How it works

The FFT takes a set of gyro samples, performs frequency analysis on that set and yields a set of frequency bins with associated energies representing how “much” of a noise signal is in that bin. For example if we take a set of samples of length 32 - referred to as the FFT length or window size, N - this would yield a set of frequency bins each of width fs / 32 where fs is the sampling frequency of the samples. Since these samples are from the gyros the sampling rate is most commonly 1KHz and therefore each bin is approximately 32Hz wide. FFT analysis will give an energy value for each bin representing the amount of noise energy of that frequency in the bin. So for instance if our motor noise is at 80Hz most of the energy will be in the third bin and we can thus tell from the energy values the approximate frequency of the noise.
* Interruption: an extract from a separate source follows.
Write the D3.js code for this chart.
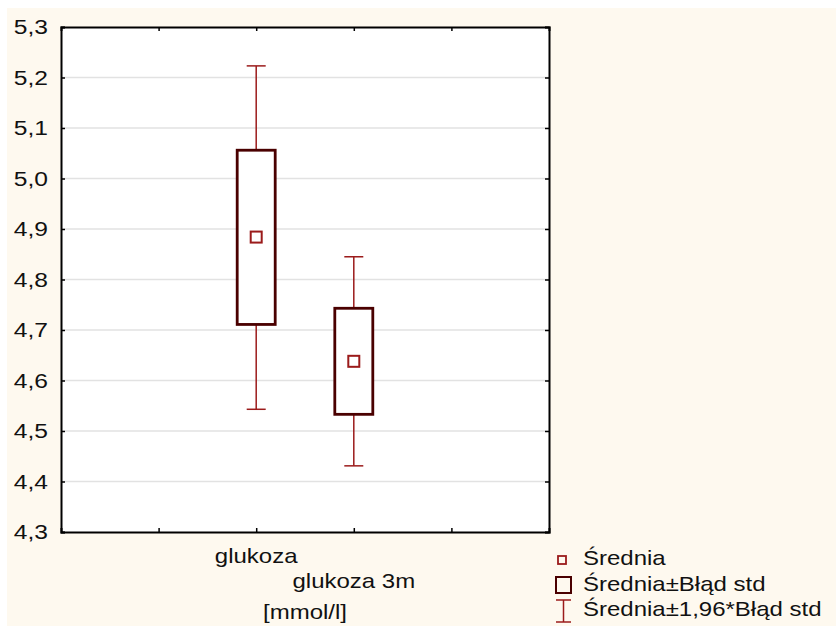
<!DOCTYPE html>
<html>
<head>
<meta charset="utf-8">
<script src="https://cdn.jsdelivr.net/npm/d3@7"></script>
<style>
  body { margin: 0; background: #fff; }
  svg { display: block; font-family: Arial, "Liberation Sans", sans-serif; }
</style>
</head>
<body>
<div id="chart"></div>
<script>
// values
const categories = ["glukoza", "glukoza 3m"];
const slots = [2, 3];               // category slot on the 0..5 x range
const means = [4.884, 4.638];
const seLow = [4.711, 4.533];
const seHigh = [5.056, 4.743];
const ciLow = [4.543, 4.431];
const ciHigh = [5.223, 4.845];
const yTicks = [4.3, 4.4, 4.5, 4.6, 4.7, 4.8, 4.9, 5.0, 5.1, 5.2, 5.3];
const xTicks = [1, 2, 3, 4];
const legendLabels = ["Średnia", "Średnia±Błąd std", "Średnia±1,96*Błąd std"];

const width = 836, height = 626;
const plot = { left: 61, right: 549, top: 27, bottom: 532 };
const stretch = 1.2;   // the original text is drawn a bit wide

const boxColor = "#4a0000";
const errColor = "#9b1b1b";

const data = categories.map((c, i) => ({
  name: c, slot: slots[i], mean: means[i],
  seLow: seLow[i], seHigh: seHigh[i], ciLow: ciLow[i], ciHigh: ciHigh[i]
}));

const svg = d3.select("#chart").append("svg")
  .attr("width", width)
  .attr("height", height);

svg.append("rect")
  .attr("x", 7).attr("y", 8)
  .attr("width", width - 7).attr("height", height - 8)
  .attr("fill", "#fef9ef");

const x = d3.scaleLinear().domain([0, 5]).range([plot.left, plot.right]);
const y = d3.scaleLinear().domain([4.3, 5.3]).range([plot.bottom, plot.top]);

svg.append("rect")
  .attr("x", plot.left).attr("y", plot.top)
  .attr("width", plot.right - plot.left).attr("height", plot.bottom - plot.top)
  .attr("fill", "#fff");

// grid
svg.append("g")
  .selectAll("line")
  .data(yTicks.slice(1, -1))
  .join("line")
  .attr("x1", plot.left).attr("x2", plot.right)
  .attr("y1", d => y(d)).attr("y2", d => y(d))
  .attr("stroke", "#e2e2e2")
  .attr("stroke-width", 1.5);

const fmt = d => d3.format(".1f")(d).replace(".", ",");

// axes, ticks pointing inward
const axLeft = svg.append("g")
  .attr("transform", `translate(${plot.left},0)`)
  .call(d3.axisLeft(y).tickValues(yTicks).tickFormat(fmt).tickSize(-4).tickPadding(14));
const axRight = svg.append("g")
  .attr("transform", `translate(${plot.right},0)`)
  .call(d3.axisRight(y).tickValues(yTicks).tickFormat("").tickSize(-4));
const axBottom = svg.append("g")
  .attr("transform", `translate(0,${plot.bottom})`)
  .call(d3.axisBottom(x).tickValues(xTicks).tickFormat("").tickSize(-4));
const axTop = svg.append("g")
  .attr("transform", `translate(0,${plot.top})`)
  .call(d3.axisTop(x).tickValues(xTicks).tickFormat("").tickSize(-4));

[axLeft, axRight, axBottom, axTop].forEach(g => {
  g.select(".domain").attr("stroke", "#000").attr("stroke-width", 2);
  g.selectAll(".tick line").attr("stroke", "#000").attr("stroke-width", 1.5);
});
axLeft.selectAll(".tick text")
  .attr("font-size", "20.5px")
  .attr("fill", "#111")
  .attr("font-family", "Arial, 'Liberation Sans', sans-serif")
  .attr("x", -13 / stretch)
  .attr("transform", `scale(${stretch},1)`);

// whiskers (mean ± 1.96 SE)
const capW = 19, boxW = 38, meanW = 11;
const g = svg.append("g");
g.selectAll("line.stem")
  .data(data)
  .join("line")
  .attr("class", "stem")
  .attr("x1", d => x(d.slot)).attr("x2", d => x(d.slot))
  .attr("y1", d => y(d.ciLow)).attr("y2", d => y(d.ciHigh))
  .attr("stroke", errColor).attr("stroke-width", 1.5);
["ciLow", "ciHigh"].forEach(k => {
  g.selectAll("line." + k)
    .data(data)
    .join("line")
    .attr("class", k)
    .attr("x1", d => x(d.slot) - capW / 2).attr("x2", d => x(d.slot) + capW / 2)
    .attr("y1", d => y(d[k])).attr("y2", d => y(d[k]))
    .attr("stroke", errColor).attr("stroke-width", 1.5);
});

// boxes (mean ± SE)
g.selectAll("rect.box")
  .data(data)
  .join("rect")
  .attr("class", "box")
  .attr("x", d => x(d.slot) - boxW / 2)
  .attr("y", d => y(d.seHigh))
  .attr("width", boxW)
  .attr("height", d => y(d.seLow) - y(d.seHigh))
  .attr("fill", "#fff")
  .attr("stroke", boxColor)
  .attr("stroke-width", 2.8);

// means
g.selectAll("rect.mean")
  .data(data)
  .join("rect")
  .attr("class", "mean")
  .attr("x", d => x(d.slot) - meanW / 2)
  .attr("y", d => y(d.mean) - meanW / 2)
  .attr("width", meanW).attr("height", meanW)
  .attr("fill", "#fff")
  .attr("stroke", errColor)
  .attr("stroke-width", 2);

// category labels, staggered
svg.selectAll("text.cat")
  .data(data)
  .join("text")
  .attr("class", "cat")
  .attr("transform", (d, i) => `translate(${x(d.slot)},${563 + i * 25}) scale(${stretch},1)`)
  .attr("text-anchor", "middle")
  .attr("font-size", "20px")
  .attr("fill", "#111")
  .text(d => d.name);

svg.append("text")
  .attr("transform", `translate(${(plot.left + plot.right) / 2},619) scale(${stretch},1)`)
  .attr("text-anchor", "middle")
  .attr("font-size", "20px")
  .attr("fill", "#111")
  .text("[mmol/l]");

// legend
const leg = svg.append("g").attr("transform", "translate(555,0)");
leg.append("rect")
  .attr("x", 3).attr("y", 556).attr("width", 8).attr("height", 8)
  .attr("fill", "none").attr("stroke", errColor).attr("stroke-width", 1.8);
leg.append("rect")
  .attr("x", 1).attr("y", 577).attr("width", 15).attr("height", 16)
  .attr("fill", "none").attr("stroke", boxColor).attr("stroke-width", 2);
leg.append("line")
  .attr("x1", 8.5).attr("x2", 8.5).attr("y1", 600).attr("y2", 622)
  .attr("stroke", errColor).attr("stroke-width", 1.5);
leg.append("line")
  .attr("x1", 1).attr("x2", 16).attr("y1", 600).attr("y2", 600)
  .attr("stroke", errColor).attr("stroke-width", 1.5);
leg.append("line")
  .attr("x1", 1).attr("x2", 16).attr("y1", 622).attr("y2", 622)
  .attr("stroke", errColor).attr("stroke-width", 1.5);
leg.selectAll("text")
  .data(legendLabels)
  .join("text")
  .attr("transform", (d, i) => `translate(28,${565 + i * 25.5}) scale(${stretch},1)`)
  .attr("font-size", "20px")
  .attr("fill", "#111")
  .text(d => d);
</script>
</body>
</html>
The highest frequency that can be detected by an FFT is the Nyquist frequency of fs / 2

Clearly increasing the FFT length yields much higher frequency resolution and one might think therefore that we should always use long FFTs. Two facts prevent this. Firstly the calculation of an FFT costs roughly O(N log N) in CPU time, thus longer FFTs quickly become prohibitively expensive. Secondly FFTs have a Heisenberg-like relationship between frequency and time - you can choose high time resolution or high frequency resolution, but you cannot have both at the same time. For multicopters time resolution is important because the calculated frequency might be used to drive time-sensitive controls such as the dynamic harmonic notch. Thus the choice of FFT length should be made carefully based on how accurate the frequency calculation needs to be versus the timeliness of the result. For larger multicopters or helicopters a high frequency resolution can be beneficial, whereas for smaller copters with sensitive attitude control high time resolution is important. The default of 32 generally works well and can be run on F4 processors. Higher values such as 128 require F7 processors and anything above this should typically only be run on an H7.

An alternative to increasing the FFT length is to decrease the sample rate to yield higher frequency resolution. This has the drawback of reducing the highest frequency that can be detected, but for some lower frequency platforms (e.g. helicopters) this might be appropriate.